Concerns over rising inflation have eased following the most recent data, given the fall in oil prices back to pre-war levels. However, renewed tensions in the Middle East leave the Governing Council uncertain about the inflation outlook. Governor Tiff Macklem has said there has not been much pass-through from higher oil prices to the prices of other goods and services. On trade, the USMCA has shifted to rolling talks rather than renewal, but any bad headlines could mean a drag on the loonie.

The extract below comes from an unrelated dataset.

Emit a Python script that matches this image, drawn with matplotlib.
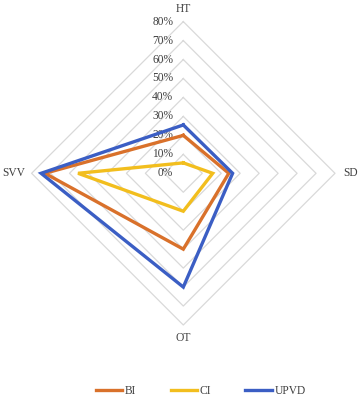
import numpy as np
import matplotlib
matplotlib.use("Agg")
import matplotlib.pyplot as plt

categories = ["HT", "SD", "OT", "SVV"]
series_names = ["BI", "CI", "UPVD"]
bi_values = [20, 24, 40, 73]
ci_values = [5.5, 15.5, 20, 55.5]
upvd_values = [25.5, 26, 60, 75]
tick_values = [0, 10, 20, 30, 40, 50, 60, 70, 80]
tick_labels = ["0%", "10%", "20%", "30%", "40%", "50%", "60%", "70%", "80%"]
colors = ["#D9712B", "#F2BE1E", "#3B5EC4"]

plt.rcParams['font.family'] = ['Liberation Serif', 'DejaVu Serif']

fig = plt.figure(figsize=(3.61, 4.0), dpi=100)
ax = fig.add_axes([0, 0, 1, 1])
ax.set_axis_off()

# pixel mapping: center (183.3, 173.3) from top-left, 80% -> 151.7 px
ppu = 151.7 / 80.0
cx, cy = 183.3, 173.3
ax.set_xlim(-cx / ppu, (361 - cx) / ppu)
ax.set_ylim(-(400 - cy) / ppu, cy / ppu)

angles = np.array([90, 0, -90, 180]) * np.pi / 180
dx = np.round(np.cos(angles), 9)
dy = np.round(np.sin(angles), 9)

grid_color = "#D9D9D9"
for t in tick_values[1:]:
    xs = np.append(dx * t, dx[0] * t)
    ys = np.append(dy * t, dy[0] * t)
    ax.plot(xs, ys, color=grid_color, lw=0.9, zorder=1)
rmax = tick_values[-1]

text_color = "#404040"
off = 10 / ppu
for t, lab in zip(tick_values, tick_labels):
    ax.text(-off, t, lab, ha="right", va="center", fontsize=8.3, color=text_color, zorder=2)

lab_off = 13 / ppu
for i, c in enumerate(categories):
    r = rmax + lab_off
    ha = "center"
    if dx[i] > 0:
        ha = "left"; r = rmax + 8 / ppu
    elif dx[i] < 0:
        ha = "right"; r = rmax + 6 / ppu
    ax.text(dx[i] * r, dy[i] * r, c, ha=ha, va="center", fontsize=8.3, color=text_color)

handles = []
for name, vals, col in zip(series_names, [bi_values, ci_values, upvd_values], colors):
    v = np.array(vals)
    xs = np.append(dx * v, dx[0] * v[0])
    ys = np.append(dy * v, dy[0] * v[0])
    h, = ax.plot(xs, ys, color=col, lw=2.4, solid_joinstyle="miter", zorder=3, label=name)
    handles.append(h)

fig.legend(handles=handles, labels=series_names, loc="center", bbox_to_anchor=(0.556, 9 / 400),
           ncol=3, frameon=False, fontsize=8.3, handlelength=2.3, handletextpad=0.2,
           columnspacing=3.0, labelcolor=text_color)

fig.savefig("out.png", dpi=100)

Carry appeal remains low for CAD though a bottoming out in oil prices could support it, if risk sentiment picks up.
Chart of the Day – Gold big support around $4,000
Gold fell sharply on Monday, with silver also under pressure, as renewed tensions in the Middle East drove oil prices higher. This reinforced worries that inflation could remain elevated and keep the Federal Reserve on a tighter policy path. Higher US yields and a stronger dollar have weighed on precious metals as non-yielding assets. The market is closely watching developments around the Strait of Hormuz and the impact for energy prices, inflation and interest rates.
Of course, yesterday’s CPI figures showed that inflation risks are easing, which means the Fed could be less inclined to tighten policy. Money markets now see a much smaller chance of a move at the end of the month which could stabilise prices after the recent sell-off. $4,000 is a big psychological and significant area of support. Below is the October low at $3,886. Bugs need to get above the falling trendline above $4,200 and then the 50-day SMA at $4,348 and preferably the 200-day SMA at $4,474 to stop the downtrend.